We reviewed the past 10 years of scientific literature and identified 15 cases of MBCC (Table 1). As shown in Table 1, the most common metastatic sites were lymph nodes (n = 12), lungs (n = 2), and bones (n = 2), which confirms the findings of Ganti and colleagues, who in 2011 presented a systematic review 9. The majority of primary BCCs that metastasize have been reported to originate from the head and neck 10. Contrary, as presented in Table 1, we found five cases with primary tumor on head and neck, while six cases had primary tumor on the truncus as in the current case. Increased risk of metastasis is associated with large size of primary tumor, infiltrating type of BCC, recurrent and neglected tumors, and perineural invasion 4. Snow et al. 11 reported an association of increased risk of MBCC originating from neglected BCC misdiagnosed as acne, which was exactly the situation for our case.
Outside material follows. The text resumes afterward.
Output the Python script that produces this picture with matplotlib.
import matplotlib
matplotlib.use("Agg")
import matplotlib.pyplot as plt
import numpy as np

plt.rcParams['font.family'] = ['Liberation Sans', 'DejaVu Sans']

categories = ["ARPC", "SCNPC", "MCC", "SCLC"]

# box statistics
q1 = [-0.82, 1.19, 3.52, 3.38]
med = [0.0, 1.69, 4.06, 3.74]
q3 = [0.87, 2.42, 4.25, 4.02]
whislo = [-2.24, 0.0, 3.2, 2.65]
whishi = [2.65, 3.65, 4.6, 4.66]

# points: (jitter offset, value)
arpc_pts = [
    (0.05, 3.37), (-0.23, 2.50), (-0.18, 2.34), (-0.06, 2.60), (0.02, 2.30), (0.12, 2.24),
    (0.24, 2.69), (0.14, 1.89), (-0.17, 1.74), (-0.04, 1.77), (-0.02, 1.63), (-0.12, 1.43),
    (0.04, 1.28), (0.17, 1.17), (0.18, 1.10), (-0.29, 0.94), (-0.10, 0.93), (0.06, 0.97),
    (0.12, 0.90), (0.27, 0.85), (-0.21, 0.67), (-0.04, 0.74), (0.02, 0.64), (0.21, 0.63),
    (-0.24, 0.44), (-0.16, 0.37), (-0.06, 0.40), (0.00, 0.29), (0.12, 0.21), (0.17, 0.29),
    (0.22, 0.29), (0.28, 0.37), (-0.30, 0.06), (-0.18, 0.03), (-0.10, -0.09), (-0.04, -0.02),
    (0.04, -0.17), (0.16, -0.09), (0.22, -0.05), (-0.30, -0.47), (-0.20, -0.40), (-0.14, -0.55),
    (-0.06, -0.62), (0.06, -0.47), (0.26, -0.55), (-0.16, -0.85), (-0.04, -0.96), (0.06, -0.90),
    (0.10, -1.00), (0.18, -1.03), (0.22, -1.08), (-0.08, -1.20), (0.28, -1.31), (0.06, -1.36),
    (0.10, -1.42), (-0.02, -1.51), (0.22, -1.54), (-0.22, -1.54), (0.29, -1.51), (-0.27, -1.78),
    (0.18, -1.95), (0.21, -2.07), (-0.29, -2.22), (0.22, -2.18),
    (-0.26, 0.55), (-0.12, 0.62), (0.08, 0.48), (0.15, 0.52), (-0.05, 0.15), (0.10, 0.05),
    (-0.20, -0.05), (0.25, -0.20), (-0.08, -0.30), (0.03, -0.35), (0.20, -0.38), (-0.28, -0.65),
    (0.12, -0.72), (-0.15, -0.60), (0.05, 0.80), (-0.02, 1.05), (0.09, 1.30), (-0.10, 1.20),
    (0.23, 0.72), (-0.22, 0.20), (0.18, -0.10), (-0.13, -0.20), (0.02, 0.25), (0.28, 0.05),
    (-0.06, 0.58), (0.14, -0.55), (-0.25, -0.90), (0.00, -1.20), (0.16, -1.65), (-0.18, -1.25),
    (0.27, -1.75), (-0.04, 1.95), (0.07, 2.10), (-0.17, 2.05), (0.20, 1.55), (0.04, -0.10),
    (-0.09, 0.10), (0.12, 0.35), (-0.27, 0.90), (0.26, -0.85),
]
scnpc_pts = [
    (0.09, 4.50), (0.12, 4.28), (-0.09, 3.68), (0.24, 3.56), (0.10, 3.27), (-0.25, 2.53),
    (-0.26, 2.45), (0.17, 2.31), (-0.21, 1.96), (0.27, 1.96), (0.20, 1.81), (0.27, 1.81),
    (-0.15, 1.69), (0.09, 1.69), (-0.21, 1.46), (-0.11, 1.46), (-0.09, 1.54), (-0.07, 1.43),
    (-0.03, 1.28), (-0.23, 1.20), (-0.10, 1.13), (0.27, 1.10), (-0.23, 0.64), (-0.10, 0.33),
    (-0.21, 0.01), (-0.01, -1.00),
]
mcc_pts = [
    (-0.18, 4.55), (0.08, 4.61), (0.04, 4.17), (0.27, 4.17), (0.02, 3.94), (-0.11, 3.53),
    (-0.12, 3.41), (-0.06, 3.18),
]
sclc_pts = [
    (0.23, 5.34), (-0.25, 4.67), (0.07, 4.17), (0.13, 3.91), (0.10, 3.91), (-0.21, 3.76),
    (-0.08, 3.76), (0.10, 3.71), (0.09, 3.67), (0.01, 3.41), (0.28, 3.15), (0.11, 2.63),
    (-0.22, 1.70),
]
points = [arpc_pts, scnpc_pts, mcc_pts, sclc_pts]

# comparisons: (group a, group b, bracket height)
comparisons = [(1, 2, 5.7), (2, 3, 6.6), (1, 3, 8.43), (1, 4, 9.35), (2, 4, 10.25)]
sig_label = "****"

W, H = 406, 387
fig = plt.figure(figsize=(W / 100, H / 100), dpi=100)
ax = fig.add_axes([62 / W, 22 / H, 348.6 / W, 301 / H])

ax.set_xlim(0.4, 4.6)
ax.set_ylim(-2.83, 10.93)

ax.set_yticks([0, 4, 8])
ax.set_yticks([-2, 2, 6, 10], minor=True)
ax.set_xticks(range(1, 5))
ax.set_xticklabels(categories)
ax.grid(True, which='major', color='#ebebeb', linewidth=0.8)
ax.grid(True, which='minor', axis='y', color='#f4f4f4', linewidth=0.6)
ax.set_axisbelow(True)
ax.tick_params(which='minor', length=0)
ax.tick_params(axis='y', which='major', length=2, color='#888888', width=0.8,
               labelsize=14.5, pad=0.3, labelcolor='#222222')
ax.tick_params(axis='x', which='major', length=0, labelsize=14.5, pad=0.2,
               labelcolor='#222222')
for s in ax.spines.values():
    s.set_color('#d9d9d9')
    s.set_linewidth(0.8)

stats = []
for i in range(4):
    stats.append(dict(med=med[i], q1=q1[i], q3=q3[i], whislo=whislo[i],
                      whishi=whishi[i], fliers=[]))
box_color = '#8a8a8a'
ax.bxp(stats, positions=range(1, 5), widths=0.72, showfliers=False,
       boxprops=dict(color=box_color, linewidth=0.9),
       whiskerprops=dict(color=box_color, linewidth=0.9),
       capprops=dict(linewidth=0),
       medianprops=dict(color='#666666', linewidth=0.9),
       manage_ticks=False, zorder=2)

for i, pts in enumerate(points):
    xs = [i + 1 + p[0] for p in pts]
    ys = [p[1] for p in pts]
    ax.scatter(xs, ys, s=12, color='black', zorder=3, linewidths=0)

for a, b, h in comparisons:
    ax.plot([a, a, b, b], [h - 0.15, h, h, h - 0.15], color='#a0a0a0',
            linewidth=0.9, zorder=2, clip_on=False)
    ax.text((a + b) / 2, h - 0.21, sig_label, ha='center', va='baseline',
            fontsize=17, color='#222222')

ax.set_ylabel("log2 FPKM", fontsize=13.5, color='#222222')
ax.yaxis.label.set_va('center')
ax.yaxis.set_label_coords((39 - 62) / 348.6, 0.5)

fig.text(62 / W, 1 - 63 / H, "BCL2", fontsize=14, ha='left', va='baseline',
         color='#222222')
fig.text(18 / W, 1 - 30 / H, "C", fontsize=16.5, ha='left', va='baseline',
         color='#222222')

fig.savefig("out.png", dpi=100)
In the literature, the median duration between the diagnosis of the primary tumor and the occurrence of metastasis was 18 month (range 1–48 months, N = 9). Two patients had metastases at the time of diagnosis 12, 13. In our case, the metastasis occurred approximately 6 years after diagnosis of the primary tumor. This correlates well with previous cases 7, 12; an MBCC review found the estimated median interval from tumor appearance to metastasis to be 9 years 9.
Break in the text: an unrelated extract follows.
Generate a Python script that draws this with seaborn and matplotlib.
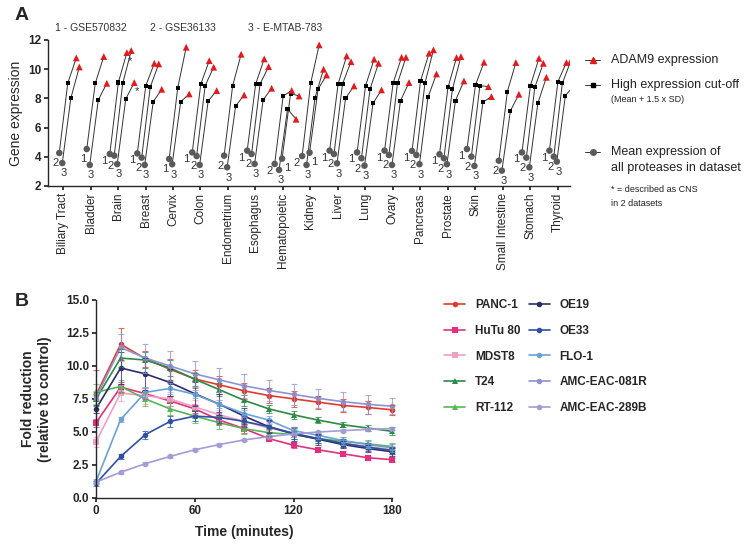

The reported median disease free survival from MBCC of reviewed cases (n = 9) was 18 month. Our patient has been free of recurrence for 18 months so far. Ganti et al. 9 reported that the prognosis of patients with MBCC was poor with an average survival time of approximately 3.6 years in patients with regional lymph nodes metastases, and 10 months in those with hematogenous metastases (bone, lungs, and other internal organs). Surgery is still considered the first line of treatment 14, 15 (Table 1). Our review is presented in Table 1; six patients had surgery, two patients underwent surgery and radiotherapy, while one patient received surgery and chemotherapy. Two patients underwent all treatment modalities. Additionally, two patients received chemotherapy alone, one of which refused surgery, while the other patient, who died within 6 months, had such an extended progression of disease that surgery was not indicated. One patient received vismodegib after surgery and chemotherapy due to insufficient effect of chemotherapy. The molecule vismodegib is an inhibitor of the Hedgehog pathway and was approved in January 2012 by the US Food And Drug Administration. The use of vismodegib is recommended for the treatment of adults with metastatic BCC, or with locally advanced BCC, which has recurred following surgery or which is not eligible for surgery or radiation therapy 16.
Marghoob et al. 17, found that patients diagnosed with BCC had a 45.2% risk of developing another BCC within 5 years. This correlates with the NCCN guidelines stating that 30–50% of patients with BCC will develop another BCC within 5 years 15. Less than 1% of BCCs spread to another site in the body. In such cases, prolonged or lifelong follow‐up care including regular skin screening and PET/CT is recommended 14, 15.
Written informed consent was obtained from the patient for publication of this Case report and any accompanying images. A copy of the written consent is available for review by the Editor of this journal.